> [What to do]: Identify every line in the records below that contains the word "with", and reproduce each one.
§ §
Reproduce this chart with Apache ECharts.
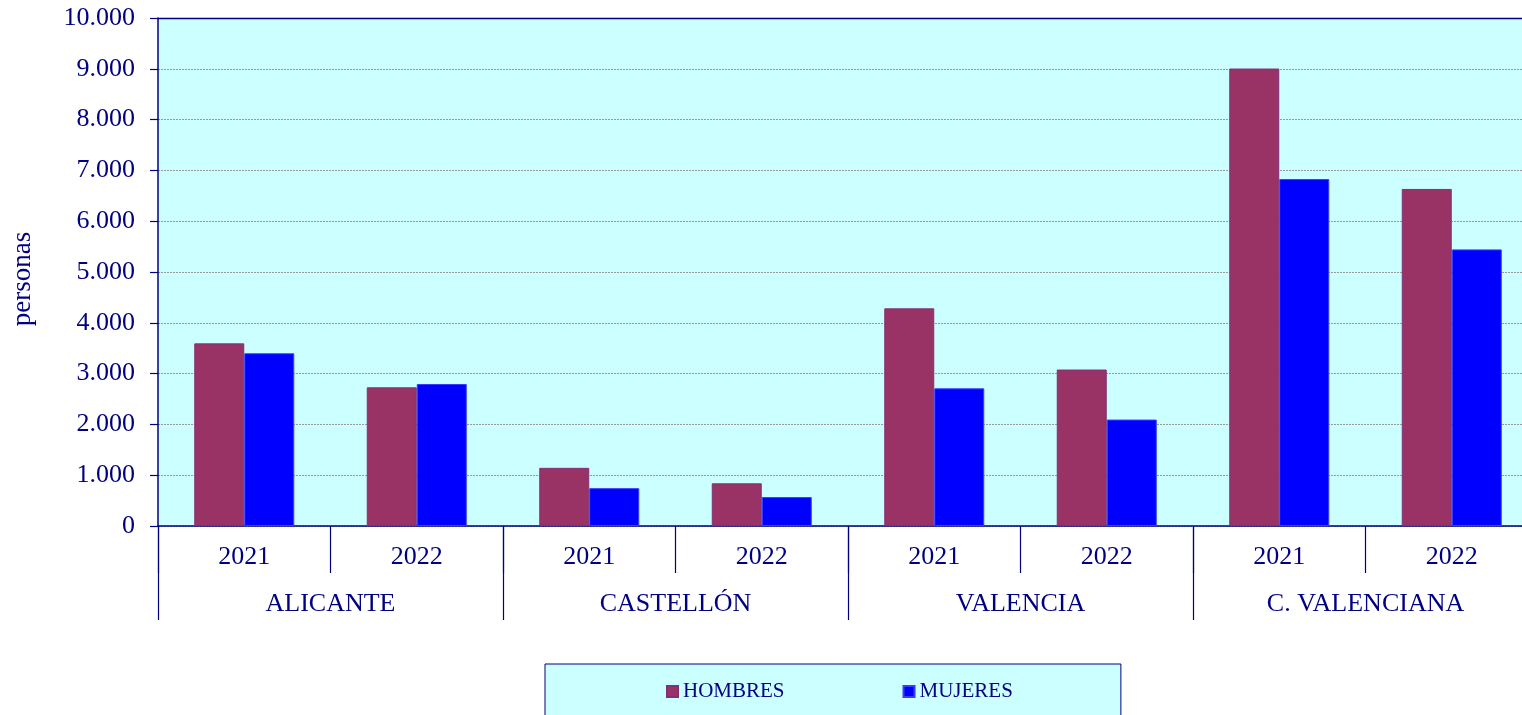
<!DOCTYPE html>
<html>
<head>
<meta charset="utf-8">
<script src="https://cdn.jsdelivr.net/npm/echarts@6/dist/echarts.min.js"></script>
<style>
  html, body { margin: 0; padding: 0; background: #fff; overflow: hidden; width: 1522px; height: 715px; }
  #chart { width: 1540px; height: 715px; }
</style>
</head>
<body>
<div id="chart"></div>
<script>
var years = ['2021', '2022', '2021', '2022', '2021', '2022', '2021', '2022'];
var provincias = ['ALICANTE', 'CASTELLÓN', 'VALENCIA', 'C. VALENCIANA'];
var hombres = [3595, 2730, 1145, 840, 4285, 3080, 9005, 6635];
var mujeres = [3400, 2795, 745, 570, 2710, 2095, 6830, 5445];
var yTicks = [0, 1000, 2000, 3000, 4000, 5000, 6000, 7000, 8000, 9000, 10000];

var navy = '#000080';
var serif = "'Liberation Serif', 'Times New Roman', serif";

function miles(v) {
    return String(v).replace(/\B(?=(\d{3})+(?!\d))/g, '.');
}

// el lienzo es algo más ancho que la ventana: el gráfico original se corta por la derecha
var myChart = echarts.init(document.getElementById('chart'));

var option = {
    backgroundColor: '#ffffff',
    textStyle: { fontFamily: serif, color: navy },
    grid: {
        left: 158,
        top: 18,
        width: 1380,
        height: 508,
        show: true,
        backgroundColor: '#CCFFFF',
        borderColor: navy,
        borderWidth: 0
    },
    legend: {
        left: 545,
        top: 664,
        padding: [17, 108, 40, 121],
        itemGap: 118,
        itemWidth: 11,
        itemHeight: 11,
        icon: 'rect',
        backgroundColor: '#CCFFFF',
        borderColor: navy,
        borderWidth: 1,
        borderRadius: 0,
        textStyle: { fontFamily: serif, fontSize: 21, color: navy, padding: [2, 0, 0, 0] },
        data: ['HOMBRES', 'MUJERES']
    },
    xAxis: [{
        type: 'category',
        data: years,
        position: 'bottom',
        axisLine: { show: true, lineStyle: { color: navy, width: 1.5 } },
        axisTick: { show: true, length: 47, interval: 0, lineStyle: { color: navy, width: 1.2 } },
        axisLabel: { margin: 18, fontSize: 26, color: navy, fontFamily: serif, interval: 0 },
        splitLine: { show: false }
    }, {
        type: 'category',
        data: provincias,
        position: 'bottom',
        axisLine: { show: false },
        axisTick: { show: true, length: 94, interval: 0, lineStyle: { color: navy, width: 1.2 } },
        axisLabel: { margin: 65, fontSize: 26, color: navy, fontFamily: serif, interval: 0 },
        splitLine: { show: false }
    }],
    yAxis: {
        type: 'value',
        min: yTicks[0],
        max: yTicks[yTicks.length - 1],
        interval: 1000,
        name: 'personas',
        nameLocation: 'middle',
        nameGap: 122,
        nameRotate: 90,
        nameTextStyle: { fontFamily: serif, fontSize: 27, color: navy, padding: [0, 0, 0, -14] },
        axisLine: { show: true, lineStyle: { color: navy, width: 1.5 } },
        axisTick: { show: true, length: 8, inside: false, lineStyle: { color: navy, width: 1.2 } },
        axisLabel: {
            margin: 23,
            fontSize: 26,
            color: navy,
            fontFamily: serif,
            formatter: function (v) { return miles(v); }
        },
        splitLine: {
            show: true,
            lineStyle: { color: '#999999', type: [2, 1], width: 1 }
        }
    },
    series: [{
        name: 'HOMBRES',
        type: 'bar',
        data: hombres,
        barWidth: 50,
        barGap: '0%',
        itemStyle: { color: '#993366', borderColor: '#80307a', borderWidth: 1 }
    }, {
        name: 'MUJERES',
        type: 'bar',
        data: mujeres,
        barWidth: 50,
        barGap: '0%',
        itemStyle: { color: '#0000FF', borderColor: '#3b3bff', borderWidth: 1 }
    }],
    graphic: [{
        type: 'line',
        shape: { x1: 158, y1: 18.5, x2: 1540, y2: 18.5 },
        style: { stroke: navy, lineWidth: 1.5 },
        z: 10
    }]
};

myChart.setOption(option);
</script>
</body>
</html>
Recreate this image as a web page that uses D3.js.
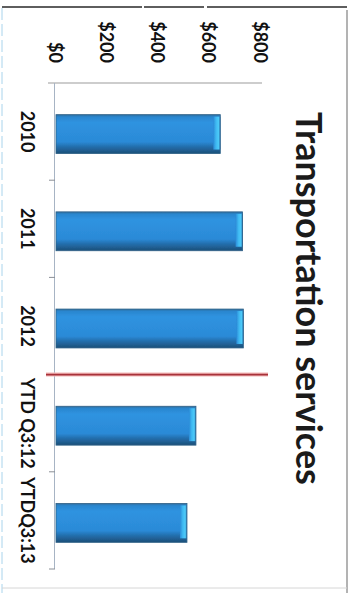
<!DOCTYPE html>
<html>
<head>
<meta charset="utf-8">
<script src="https://cdn.jsdelivr.net/npm/d3@7"></script>
<style>
  html, body { margin: 0; padding: 0; background: #fff; }
  svg { display: block; }
</style>
</head>
<body>
<svg id="chart" width="356" height="593"></svg>
<script>
// Transportation services spending by period (USD)
const categories = ["2010", "2011", "2012", "YTD Q3:12", "YTDQ3:13"];
const values = [645, 732, 735, 550, 515];
const tickValues = [0, 200, 400, 600, 800];
const tickLabels = ["$0", "$200", "$400", "$600", "$800"];
const titleText = "Transportation services";
// divider drawn between full years and year-to-date periods
const dividerAfter = "2012";

const svg = d3.select("#chart");

// chart is laid out turned a quarter turn: values run left→right, categories top→bottom
const x = d3.scaleLinear().domain([0, 800]).range([55, 260]);
const y = d3.scaleBand().domain(categories).range([83, 569]).paddingInner(0.6).paddingOuter(0.3);
const yFull = d3.scaleBand().domain(categories).range([83, 569]);

const defs = svg.append("defs");
const g1 = defs.append("linearGradient").attr("id", "barBody").attr("x1", 0).attr("x2", 0).attr("y1", 0).attr("y2", 1);
[["0%", "#2f6f9f"], ["6%", "#2a86cf"], ["20%", "#2f93e0"], ["70%", "#2b8ad7"], ["82%", "#236fae"], ["100%", "#1d4f78"]]
  .forEach(([o, c]) => g1.append("stop").attr("offset", o).attr("stop-color", c));
const g2 = defs.append("linearGradient").attr("id", "barCap").attr("x1", 0).attr("x2", 1).attr("y1", 0).attr("y2", 0);
[["0%", "#2b8ad7"], ["40%", "#3fb9f2"], ["75%", "#4ccaf8"], ["100%", "#2a76b4"]]
  .forEach(([o, c]) => g2.append("stop").attr("offset", o).attr("stop-color", c));
const blur = defs.append("filter").attr("id", "soft").attr("x", "-10%").attr("y", "-50%").attr("width", "120%").attr("height", "200%");
blur.append("feGaussianBlur").attr("stdDeviation", 0.6);

const font = "'Liberation Sans Narrow', 'Arial Narrow', Lato, sans-serif";

// frame
const frame = svg.append("g").attr("fill", "none");
frame.append("line").attr("x1", 2).attr("x2", 348).attr("y1", 7).attr("y2", 7).attr("stroke", "#2a2a2a").attr("stroke-width", 1.6).attr("stroke-dasharray", "140,2,60,3,140");
frame.append("line").attr("x1", 347).attr("x2", 347).attr("y1", 10).attr("y2", 593).attr("stroke", "#9a9a9a").attr("stroke-width", 1.5);
frame.append("line").attr("x1", 2).attr("x2", 2).attr("y1", 8).attr("y2", 593).attr("stroke", "#a9d4ec").attr("stroke-width", 1).attr("stroke-dasharray", "12,4");
frame.append("line").attr("x1", 2).attr("x2", 347).attr("y1", 588).attr("y2", 588).attr("stroke", "#d6d6d6").attr("stroke-width", 1);

// value axis line
svg.append("line").attr("x1", 48).attr("x2", 262).attr("y1", 83).attr("y2", 83)
  .attr("stroke", "#9b9b9b").attr("stroke-width", 1.2);

// value tick labels
svg.append("g").selectAll("text").data(tickValues).join("text")
  .attr("transform", d => `translate(${x(d)},63) rotate(90)`)
  .attr("text-anchor", "end").attr("dy", "0.35em")
  .attr("font-family", font).attr("font-weight", 700)
  .attr("font-size", 18).attr("fill", "#111")
  .text((d, i) => tickLabels[i]);

// category axis line with boundary ticks
svg.append("line").attr("x1", 54.5).attr("x2", 54.5).attr("y1", 83).attr("y2", 569)
  .attr("stroke", "#a7b4c4").attr("stroke-width", 1);
const bounds = categories.map(c => yFull(c)).concat([yFull.range()[1]]).slice(1);
svg.append("g").selectAll("line").data(bounds).join("line")
  .attr("x1", 49).attr("x2", 55).attr("y1", d => d).attr("y2", d => d)
  .attr("stroke", "#8a8f96").attr("stroke-width", 1);

// category labels
svg.append("g").selectAll("text").data(categories).join("text")
  .attr("transform", d => `translate(27,${yFull(d) + yFull.bandwidth() / 2}) rotate(90)`)
  .attr("text-anchor", "middle").attr("dy", "0.35em")
  .attr("font-family", font).attr("font-weight", 700)
  .attr("font-size", 18).attr("fill", "#111")
  .text(d => d);

// bars
const off = 2.5;
const bars = svg.append("g").attr("filter", "url(#soft)");
categories.forEach((c, i) => {
  const y0 = y(c) + off, h = y.bandwidth(), x0 = x(0) + 1, x1 = x(values[i]);
  bars.append("rect").attr("x", x0).attr("y", y0).attr("width", x1 - x0).attr("height", h)
    .attr("fill", "url(#barBody)");
  bars.append("rect").attr("x", x1 - 7).attr("y", y0 + 2).attr("width", 7).attr("height", h - 6)
    .attr("fill", "url(#barCap)");
  bars.append("rect").attr("x", x0).attr("y", y0).attr("width", x1 - x0).attr("height", h)
    .attr("fill", "none").attr("stroke", "#2c5f86").attr("stroke-width", 0.8);
});

// divider between full years and YTD periods
const yDiv = yFull(dividerAfter) + yFull.bandwidth();
svg.append("line").attr("x1", 46).attr("x2", 268).attr("y1", yDiv).attr("y2", yDiv)
  .attr("stroke", "#f3b8b8").attr("stroke-width", 4);
svg.append("line").attr("x1", 46).attr("x2", 268).attr("y1", yDiv).attr("y2", yDiv)
  .attr("stroke", "#a8323a").attr("stroke-width", 1.6);

// title
const title = svg.append("text")
  .attr("transform", `translate(296,${(112 + 485) / 2}) rotate(90)`)
  .attr("text-anchor", "middle")
  .attr("font-family", font).attr("font-weight", 700)
  .attr("font-size", 36).attr("fill", "#1a1a1a")
  .text(titleText);
const len = title.node().getComputedTextLength();
if (len > 0) title.attr("font-size", Math.min(40, 36 * 373 / len));
</script>
</body>
</html>
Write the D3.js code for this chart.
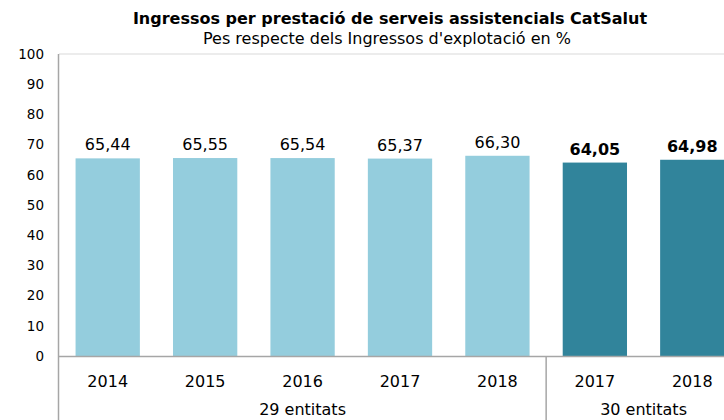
§ §
> [Written answer]:
Reproduce this chart with Apache ECharts.
// category axis line with boundary ticks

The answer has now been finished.